Data for this exercise:
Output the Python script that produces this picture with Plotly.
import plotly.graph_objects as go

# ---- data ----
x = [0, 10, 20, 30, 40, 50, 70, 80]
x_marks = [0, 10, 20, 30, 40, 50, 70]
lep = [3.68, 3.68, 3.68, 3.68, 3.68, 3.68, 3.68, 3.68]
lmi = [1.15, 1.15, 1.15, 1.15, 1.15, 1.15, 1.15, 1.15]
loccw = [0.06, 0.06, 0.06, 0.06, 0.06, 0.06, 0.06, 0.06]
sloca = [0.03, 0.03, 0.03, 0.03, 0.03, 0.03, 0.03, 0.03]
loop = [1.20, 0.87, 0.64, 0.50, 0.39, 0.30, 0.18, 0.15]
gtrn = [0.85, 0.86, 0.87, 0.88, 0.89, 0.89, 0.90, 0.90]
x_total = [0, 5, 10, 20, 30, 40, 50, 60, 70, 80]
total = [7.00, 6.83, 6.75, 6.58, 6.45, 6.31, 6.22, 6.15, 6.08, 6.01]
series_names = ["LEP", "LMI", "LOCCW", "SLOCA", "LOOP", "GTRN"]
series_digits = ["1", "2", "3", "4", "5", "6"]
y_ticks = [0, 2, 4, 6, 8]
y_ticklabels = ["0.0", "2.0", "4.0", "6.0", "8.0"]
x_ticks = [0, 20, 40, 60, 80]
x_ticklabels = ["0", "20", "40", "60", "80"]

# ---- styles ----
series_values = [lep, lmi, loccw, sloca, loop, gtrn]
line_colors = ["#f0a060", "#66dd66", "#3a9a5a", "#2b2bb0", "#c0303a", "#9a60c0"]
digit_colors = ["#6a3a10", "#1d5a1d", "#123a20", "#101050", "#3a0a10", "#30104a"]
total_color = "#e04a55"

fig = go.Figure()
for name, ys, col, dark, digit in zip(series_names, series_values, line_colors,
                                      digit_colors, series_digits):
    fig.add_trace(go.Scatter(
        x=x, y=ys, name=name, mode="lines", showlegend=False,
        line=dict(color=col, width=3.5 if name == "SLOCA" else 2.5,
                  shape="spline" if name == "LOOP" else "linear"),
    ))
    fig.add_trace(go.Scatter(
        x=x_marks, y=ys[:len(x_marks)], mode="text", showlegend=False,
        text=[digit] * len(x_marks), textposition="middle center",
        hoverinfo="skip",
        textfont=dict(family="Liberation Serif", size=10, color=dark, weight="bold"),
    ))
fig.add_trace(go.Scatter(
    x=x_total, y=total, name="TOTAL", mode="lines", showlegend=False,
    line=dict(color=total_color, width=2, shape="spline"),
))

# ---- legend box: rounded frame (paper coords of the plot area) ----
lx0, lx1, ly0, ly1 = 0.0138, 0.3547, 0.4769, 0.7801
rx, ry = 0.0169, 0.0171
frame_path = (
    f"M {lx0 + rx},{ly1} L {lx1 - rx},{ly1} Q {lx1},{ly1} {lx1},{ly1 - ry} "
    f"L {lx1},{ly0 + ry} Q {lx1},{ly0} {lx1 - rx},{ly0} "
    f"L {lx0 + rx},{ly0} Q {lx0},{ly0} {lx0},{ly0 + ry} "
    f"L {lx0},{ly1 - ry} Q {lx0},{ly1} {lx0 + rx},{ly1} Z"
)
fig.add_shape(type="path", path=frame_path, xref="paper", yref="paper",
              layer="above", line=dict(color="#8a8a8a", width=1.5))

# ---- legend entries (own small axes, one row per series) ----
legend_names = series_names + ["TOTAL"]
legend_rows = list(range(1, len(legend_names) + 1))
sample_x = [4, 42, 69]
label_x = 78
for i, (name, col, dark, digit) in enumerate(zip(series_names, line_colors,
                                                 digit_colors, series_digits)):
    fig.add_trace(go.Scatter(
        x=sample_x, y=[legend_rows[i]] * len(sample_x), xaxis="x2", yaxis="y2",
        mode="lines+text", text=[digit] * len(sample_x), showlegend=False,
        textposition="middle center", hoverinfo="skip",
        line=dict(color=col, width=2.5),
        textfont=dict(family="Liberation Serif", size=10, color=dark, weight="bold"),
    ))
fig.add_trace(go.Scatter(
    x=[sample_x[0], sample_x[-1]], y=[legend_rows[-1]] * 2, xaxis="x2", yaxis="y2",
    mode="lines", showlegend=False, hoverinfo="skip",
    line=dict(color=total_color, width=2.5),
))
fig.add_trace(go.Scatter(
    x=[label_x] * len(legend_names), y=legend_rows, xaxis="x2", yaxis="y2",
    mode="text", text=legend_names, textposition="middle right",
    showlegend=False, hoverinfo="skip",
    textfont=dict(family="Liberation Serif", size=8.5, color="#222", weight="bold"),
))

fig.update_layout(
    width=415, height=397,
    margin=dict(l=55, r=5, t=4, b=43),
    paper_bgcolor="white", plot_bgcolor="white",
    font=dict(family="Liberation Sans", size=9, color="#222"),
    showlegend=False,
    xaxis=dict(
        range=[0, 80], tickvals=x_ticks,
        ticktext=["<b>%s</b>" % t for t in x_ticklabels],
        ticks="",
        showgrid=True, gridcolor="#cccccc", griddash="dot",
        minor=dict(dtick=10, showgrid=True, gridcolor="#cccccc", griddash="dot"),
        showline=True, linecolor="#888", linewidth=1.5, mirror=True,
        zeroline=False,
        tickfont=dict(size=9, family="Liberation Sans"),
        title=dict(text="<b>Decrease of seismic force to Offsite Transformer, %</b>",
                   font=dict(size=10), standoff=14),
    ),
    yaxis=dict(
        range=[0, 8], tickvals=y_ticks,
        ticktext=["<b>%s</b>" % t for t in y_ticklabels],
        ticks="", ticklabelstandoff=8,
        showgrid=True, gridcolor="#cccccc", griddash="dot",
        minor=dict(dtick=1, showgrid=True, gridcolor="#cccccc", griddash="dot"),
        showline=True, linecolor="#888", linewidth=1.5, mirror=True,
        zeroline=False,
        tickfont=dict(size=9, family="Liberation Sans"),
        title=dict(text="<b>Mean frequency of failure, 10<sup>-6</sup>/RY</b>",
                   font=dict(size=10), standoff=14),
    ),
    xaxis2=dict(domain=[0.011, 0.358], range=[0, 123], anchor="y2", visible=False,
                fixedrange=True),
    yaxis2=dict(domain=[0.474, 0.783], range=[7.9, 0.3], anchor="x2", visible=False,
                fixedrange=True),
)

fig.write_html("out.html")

* * *

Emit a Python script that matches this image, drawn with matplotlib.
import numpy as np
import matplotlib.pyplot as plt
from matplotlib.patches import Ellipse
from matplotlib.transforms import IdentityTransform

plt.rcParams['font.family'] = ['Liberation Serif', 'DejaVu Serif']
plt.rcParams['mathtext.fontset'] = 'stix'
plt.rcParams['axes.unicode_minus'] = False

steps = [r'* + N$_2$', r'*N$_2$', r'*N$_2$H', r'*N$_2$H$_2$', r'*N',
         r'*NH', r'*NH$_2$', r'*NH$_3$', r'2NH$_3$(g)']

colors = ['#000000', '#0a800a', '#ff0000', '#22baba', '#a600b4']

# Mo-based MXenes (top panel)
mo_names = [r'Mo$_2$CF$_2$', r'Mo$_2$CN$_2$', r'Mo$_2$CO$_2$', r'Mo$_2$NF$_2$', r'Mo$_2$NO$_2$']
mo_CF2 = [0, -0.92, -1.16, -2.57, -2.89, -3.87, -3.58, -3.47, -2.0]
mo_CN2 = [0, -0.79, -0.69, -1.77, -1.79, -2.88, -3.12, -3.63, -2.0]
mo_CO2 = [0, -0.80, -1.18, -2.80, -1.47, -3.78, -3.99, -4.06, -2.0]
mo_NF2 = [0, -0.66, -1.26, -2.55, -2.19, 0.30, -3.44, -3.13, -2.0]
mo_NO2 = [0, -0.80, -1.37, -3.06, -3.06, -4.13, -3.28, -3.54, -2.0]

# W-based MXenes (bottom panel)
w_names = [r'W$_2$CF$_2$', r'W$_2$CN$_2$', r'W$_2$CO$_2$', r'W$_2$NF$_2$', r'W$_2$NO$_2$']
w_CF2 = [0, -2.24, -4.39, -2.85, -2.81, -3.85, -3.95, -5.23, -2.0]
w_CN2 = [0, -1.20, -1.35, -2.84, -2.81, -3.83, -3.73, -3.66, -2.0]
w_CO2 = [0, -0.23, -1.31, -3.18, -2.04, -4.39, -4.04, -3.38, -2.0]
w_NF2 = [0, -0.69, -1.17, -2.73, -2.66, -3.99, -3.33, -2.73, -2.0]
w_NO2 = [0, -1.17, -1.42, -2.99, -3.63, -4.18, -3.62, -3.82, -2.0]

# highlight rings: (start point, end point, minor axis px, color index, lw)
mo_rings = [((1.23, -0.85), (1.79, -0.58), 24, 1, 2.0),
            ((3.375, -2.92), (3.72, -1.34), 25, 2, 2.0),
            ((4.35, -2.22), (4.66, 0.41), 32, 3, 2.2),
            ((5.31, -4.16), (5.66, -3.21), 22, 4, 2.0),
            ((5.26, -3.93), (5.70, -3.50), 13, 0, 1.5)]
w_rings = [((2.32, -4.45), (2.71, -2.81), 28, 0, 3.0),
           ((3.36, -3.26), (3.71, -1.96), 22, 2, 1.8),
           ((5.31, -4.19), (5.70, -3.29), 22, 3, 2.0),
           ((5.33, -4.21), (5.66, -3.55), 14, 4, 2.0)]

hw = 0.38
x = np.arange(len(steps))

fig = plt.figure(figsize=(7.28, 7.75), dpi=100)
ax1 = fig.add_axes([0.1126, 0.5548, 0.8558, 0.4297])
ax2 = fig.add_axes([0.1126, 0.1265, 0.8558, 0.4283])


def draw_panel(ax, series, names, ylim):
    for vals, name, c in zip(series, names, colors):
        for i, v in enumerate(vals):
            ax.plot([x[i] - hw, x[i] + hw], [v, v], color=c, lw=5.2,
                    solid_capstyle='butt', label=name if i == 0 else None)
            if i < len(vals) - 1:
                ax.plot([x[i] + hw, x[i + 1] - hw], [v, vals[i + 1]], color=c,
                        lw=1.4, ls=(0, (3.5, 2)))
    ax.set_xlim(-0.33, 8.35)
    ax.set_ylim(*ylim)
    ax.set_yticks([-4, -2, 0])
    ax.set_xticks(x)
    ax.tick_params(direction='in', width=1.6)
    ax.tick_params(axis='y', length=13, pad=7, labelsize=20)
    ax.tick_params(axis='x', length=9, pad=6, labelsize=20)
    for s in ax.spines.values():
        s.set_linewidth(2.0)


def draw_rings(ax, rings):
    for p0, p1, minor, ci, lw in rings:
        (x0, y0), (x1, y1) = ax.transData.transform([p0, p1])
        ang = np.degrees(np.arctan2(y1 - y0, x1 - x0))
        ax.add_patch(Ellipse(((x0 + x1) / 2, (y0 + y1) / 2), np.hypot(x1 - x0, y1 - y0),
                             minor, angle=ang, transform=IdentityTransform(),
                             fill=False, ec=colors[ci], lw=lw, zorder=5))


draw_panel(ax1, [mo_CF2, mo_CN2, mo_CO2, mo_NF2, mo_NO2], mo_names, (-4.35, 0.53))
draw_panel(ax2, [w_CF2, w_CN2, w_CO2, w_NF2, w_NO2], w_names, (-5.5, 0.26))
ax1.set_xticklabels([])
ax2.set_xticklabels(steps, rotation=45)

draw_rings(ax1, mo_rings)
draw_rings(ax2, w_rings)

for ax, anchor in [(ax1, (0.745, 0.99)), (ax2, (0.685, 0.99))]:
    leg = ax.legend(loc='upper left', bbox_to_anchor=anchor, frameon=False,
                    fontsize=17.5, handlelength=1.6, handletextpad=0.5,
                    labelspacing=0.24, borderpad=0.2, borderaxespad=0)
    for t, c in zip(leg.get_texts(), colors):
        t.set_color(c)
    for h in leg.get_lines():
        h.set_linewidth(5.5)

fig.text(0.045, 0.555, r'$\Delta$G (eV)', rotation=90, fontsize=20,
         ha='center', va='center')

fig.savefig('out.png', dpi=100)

==

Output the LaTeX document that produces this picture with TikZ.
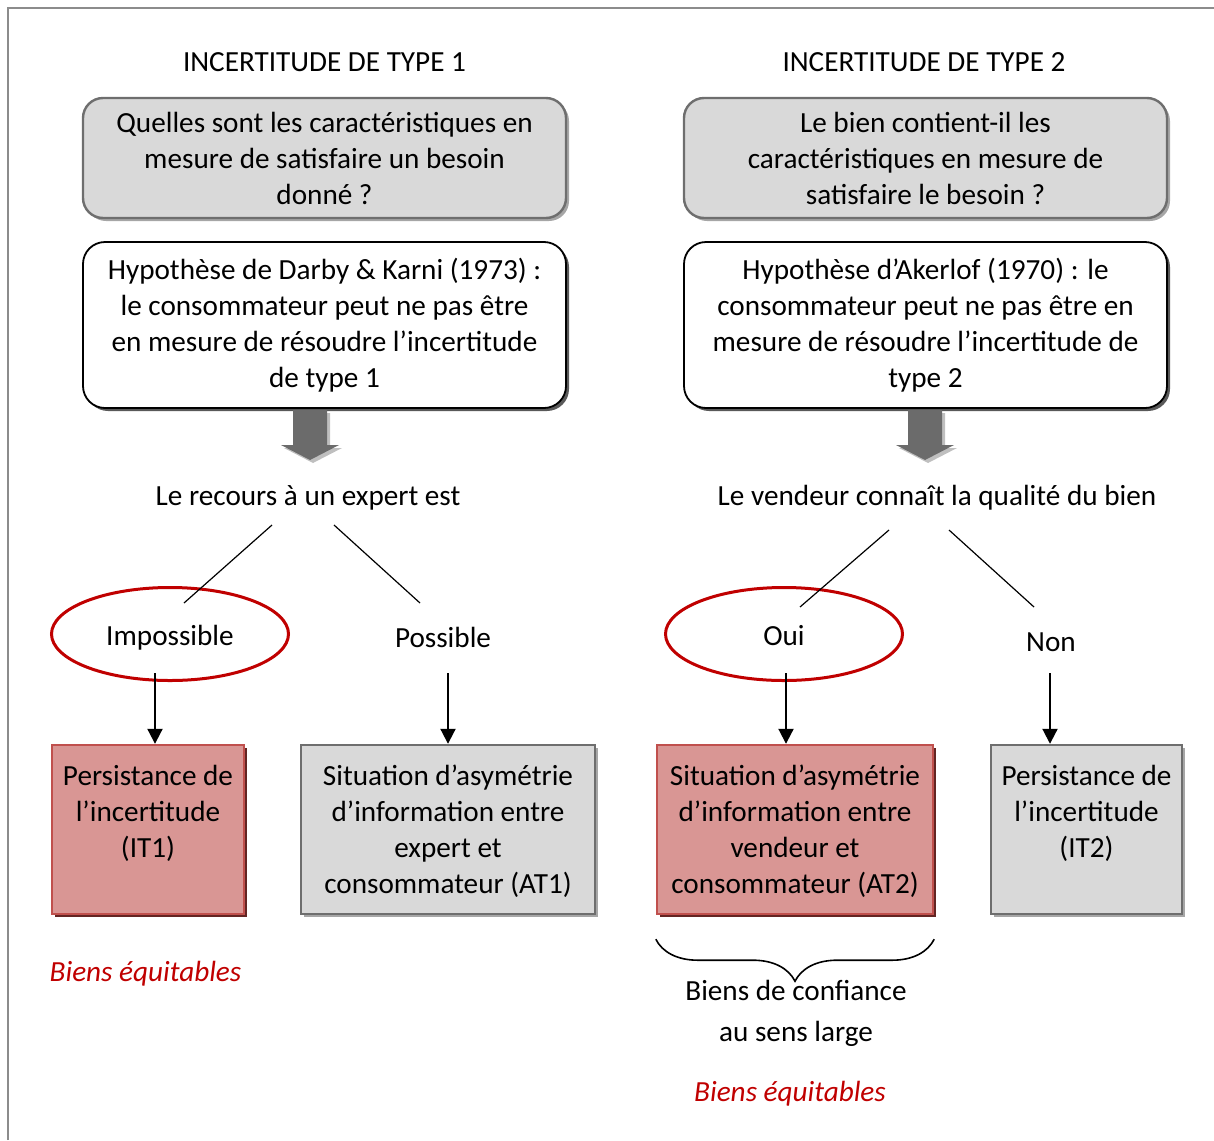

Problem description: Exactly reproduce the stretch from the line with "Output the Python" through the line with "import plotly.graph_objects as go", including both ends and nothing else.

Exercise answer:
Output the Python script that produces this picture with Plotly.
import plotly.graph_objects as go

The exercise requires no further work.